Theology and Christmas Lights

by Paul Lytle

There are a few really good places in the Houston area to see Christmas lights. One of them is very near my childhood home, and as I was growing up, it was a yearly trip down those winding streets to look at the lights. They weren’t, of course, as sophisticated as they might be now. There were no lights choreographed with music. In my early years, they were almost exclusively those large, colored lights, so there was very little creativity in the design of the display. What made one house better than another was generally number of strands alone.

The smaller lights allowed some subtly to be introduced, and some really neat ideas emerged. It was only later in my childhood when even the icicle lights came into fashion. We started using those when my grandfather saw them on a house near his home. He decided they were neat and made his own – getting strings of white lights and making the icicles with pipe cleaners. We did that too, only to start finding the premade icicle lights in the stores a year or two later.

(As a quick note – I was just at my grandfather’s house yesterday, and he was putting up those same pipe cleaner lights he made two decades ago. I’ve been through three sets of lights in the same amount of time.)

But since my childhood, I’ve not missed a year of light looking. It has always been a night I’ve looked forward to for months beforehand. I’ve planned routes to get to the best houses and see the themed streets. I’ve always had a bit of a childlike wonder at this simple tradition, and I’ve never grown tired of it.

The best time I’ve had at Christmas was when I was in college, and I had a part-time job delivering pizzas in that very same neighborhood I had grown up admiring every Christmas. The traffic made the job rather difficult in December, but I enjoyed it all the same. I got the tour a hundred times instead of once or twice.

One year, I went with some friends, and we were looking at one particularly nice house. The lights were all white, and they framed the house, the walk, and the trees. Besides those, red bows were hung on the trees and pillars.

One of my friends said he preferred the white lights, to which I wholeheartedly agreed. White lights always set a mood for me – one that was particular wintery and cold, and yet serene and inviting. My friends stated that it reminded him of the purity of Christ.

I hadn’t thought of my annual hobby in any theological way before that. It never dawned on me that I should. But I did then, and the old habit has stuck with me ever since.
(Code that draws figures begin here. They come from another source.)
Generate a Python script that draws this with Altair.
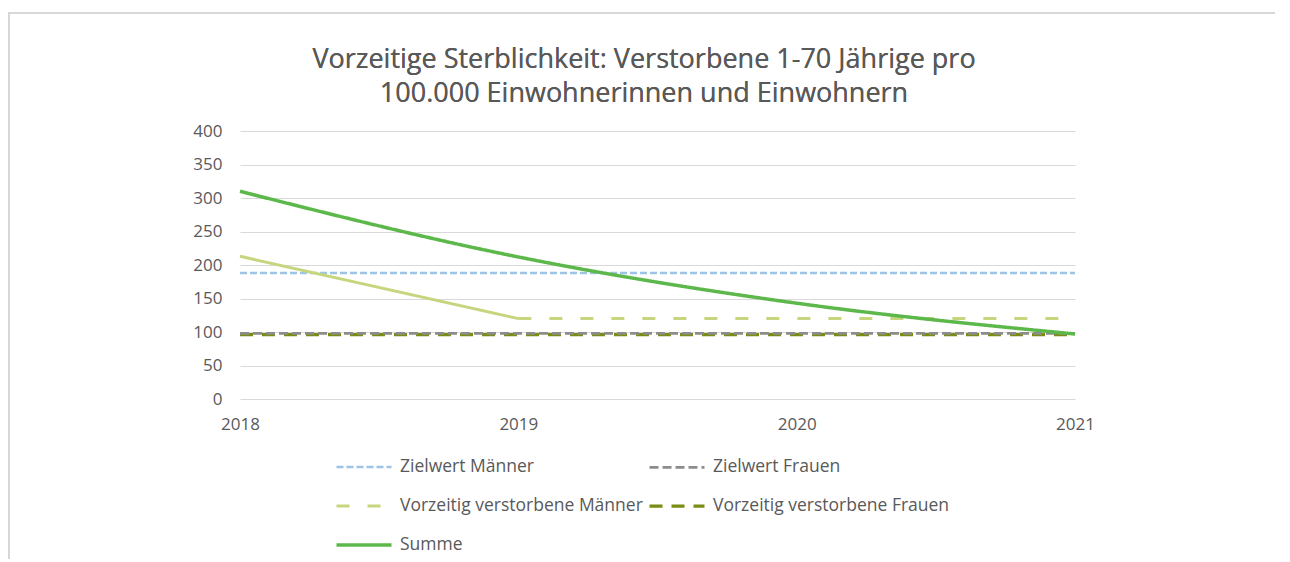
import altair as alt
import pandas as pd

years = [2018, 2019, 2020, 2021]
zielwert_maenner = [188, 188, 188, 188]
zielwert_frauen = [98, 98, 98, 98]
verstorbene_maenner = [213, 120, 120, 120]
verstorbene_frauen = [96, 96, 96, 96]
summe = [310, 212, 143, 97]

series_names = [
    "Zielwert Männer",
    "Zielwert Frauen",
    "Vorzeitig verstorbene Männer",
    "Vorzeitig verstorbene Frauen",
    "Summe",
]
series_colors = ["#9dc3e6", "#8c8c8c", "#c5d67e", "#7b8c14", "#5cb84a"]
series_dashes = [[7, 3], [9, 4], [13, 18], [13, 9], [1, 0]]
series_widths = [2.5, 3.5, 3, 3.5, 3.2]

title_lines = [
    "Vorzeitige Sterblichkeit: Verstorbene 1-70 Jährige pro",
    "100.000 Einwohnerinnen und Einwohnern",
]

rows = []
for name, vals in zip(series_names, [zielwert_maenner, zielwert_frauen, verstorbene_maenner, verstorbene_frauen, summe]):
    for yr, v in zip(years, vals):
        if name == "Vorzeitig verstorbene Männer" and yr < 2019:
            continue
        rows.append({"Jahr": yr, "Wert": v, "Serie": name})
df = pd.DataFrame(rows)

# solid first segment of the male series (2018-2019)
seg = pd.DataFrame({"Jahr": years[:2], "Wert": verstorbene_maenner[:2]})

FONT = "Open Sans"
TXT = "#595959"

legend = alt.Legend(
    title=None,
    orient="none",
    legendX=113,
    legendY=325,
    columns=2,
    direction="horizontal",
    symbolType="M-3,0H3",
    symbolSize=336,
    labelFontSize=17.5,
    labelFont=FONT,
    labelColor=TXT,
    labelLimit=400,
    labelOffset=25,
    rowPadding=19,
    columnPadding=0,
)

x = alt.X("Jahr:Q", scale=alt.Scale(domain=[2018, 2021], nice=False, zero=False),
          axis=alt.Axis(values=years, format="d", title=None, grid=False, domain=False,
                        ticks=False, labelPadding=17, labelFlush=False,
                        labelFontSize=17, labelFont=FONT, labelColor=TXT))
y = alt.Y("Wert:Q", scale=alt.Scale(domain=[0, 400], nice=False),
          axis=alt.Axis(values=list(range(0, 401, 50)), title=None, domain=False, ticks=False,
                        labelOverlap=False, labelPadding=18, labelFontSize=17, labelFont=FONT,
                        labelColor=TXT, gridColor="#d9d9d9", gridWidth=1))

enc = dict(
    x=x,
    y=y,
    color=alt.Color("Serie:N", scale=alt.Scale(domain=series_names, range=series_colors), legend=legend),
    strokeDash=alt.StrokeDash("Serie:N", scale=alt.Scale(domain=series_names, range=series_dashes), legend=legend),
    strokeWidth=alt.StrokeWidth("Serie:N", scale=alt.Scale(domain=series_names, range=series_widths), legend=legend),
)

base = alt.Chart(df)
layers = []
segment = alt.Chart(seg).mark_line(color="#c5d67e", strokeWidth=3, interpolate="monotone").encode(
    x=x, y=y)
for name in ["Zielwert Männer", "Vorzeitig verstorbene Männer", "Vorzeitig verstorbene Frauen", "Zielwert Frauen"]:
    layers.append(base.transform_filter(alt.datum.Serie == name).mark_line().encode(**enc))
layers.insert(1, segment)
layers.append(base.transform_filter(alt.datum.Serie == "Summe").mark_line(interpolate="monotone").encode(**enc))

frame_top = alt.Chart(seg).mark_rule(color="#d4d4d4", strokeWidth=1.5).encode(
    x=alt.value(-232), x2=alt.value(1100), y=alt.value(-118))
frame_left = alt.Chart(seg).mark_rule(color="#d4d4d4", strokeWidth=1.5).encode(
    x=alt.value(-231), y=alt.value(-118), y2=alt.value(440))

title_marks = []
for i, line in enumerate(title_lines):
    title_marks.append(
        alt.Chart(seg).mark_text(font=FONT, fontSize=27, color=TXT, align="center", baseline="middle").encode(
            x=alt.value(404), y=alt.value(-71 + 34 * i), text=alt.value(line))
    )

chart = alt.layer(*layers, frame_top, frame_left, *title_marks).properties(
    width=835,
    height=268,
    autosize=alt.AutoSizeParams(type="none"),
    padding={"left": 232, "top": 123, "right": 200, "bottom": 160},
).configure_view(stroke=None)

chart.save("out.html", embed_options={"renderer": "svg", "actions": False})
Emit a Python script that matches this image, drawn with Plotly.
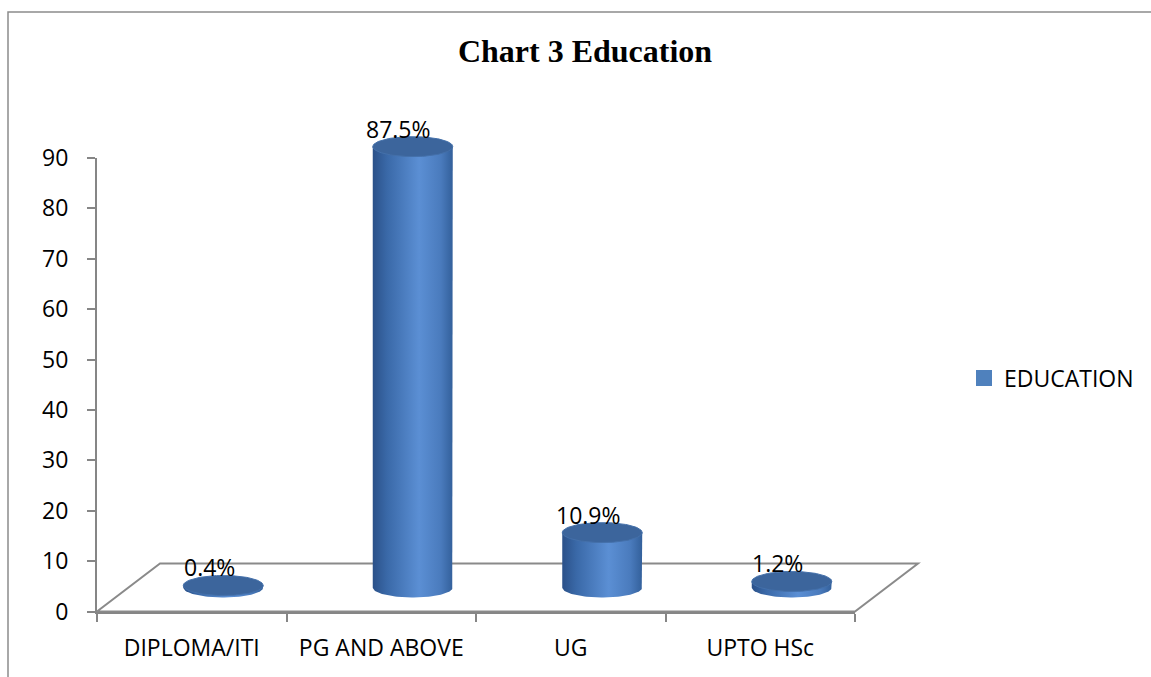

Don’t get me wrong – I’m not trying to suggest that there is a particular theology of Christmas lights. Perhaps the tradition did start with some symbol of the Bethlehem star or of Christ being the light of the world. I tried a quick internet search and found conflicting theories of their origin. It hardly matters, since if there had been a theological meaning, that meaning is lost to the mainstream of even Christians today. And even if there is a theological meaning, lights fall well in the boundaries of Christian freedom. You do not sin in failing to put up lights. You do not sin if you do. At least assuming that you do or do not to honor God.

At the same time, there is nothing inherently wrong in seeking the meaning in this holiday that was meant to be there from the very beginning – a celebration of the incarnation. There are certain aspects of the season that can swell the heart with awe and wonder. There are other aspects that can make you cringe at the greed and commercialism of our culture. It’s not a bad habit to avoid the latter and embrace the former.

It was a small comment from my friend, but since then my mind has every year jumped to the majesty of our Creator, the innocence of the Lamb of God, and the hope of this event we are celebrating in Christmas. Most others who pass by will not see these things. The people who put up the lights probably aren’t thinking of them. And yet there is a yearning in so many during the Christmas season, a childlike wonder, an innocent hope, that transitions very well into a discussion of the Gospel.

“For God so loved the world, that he gave his only Son, that whoever believes in him should not perish but have eternal life” (John 3:16). It was a wonderful gift from a friend that this truth comes to mind whenever I see Christmas lights. I pray that never changes, no matter what the next trend in lights may be.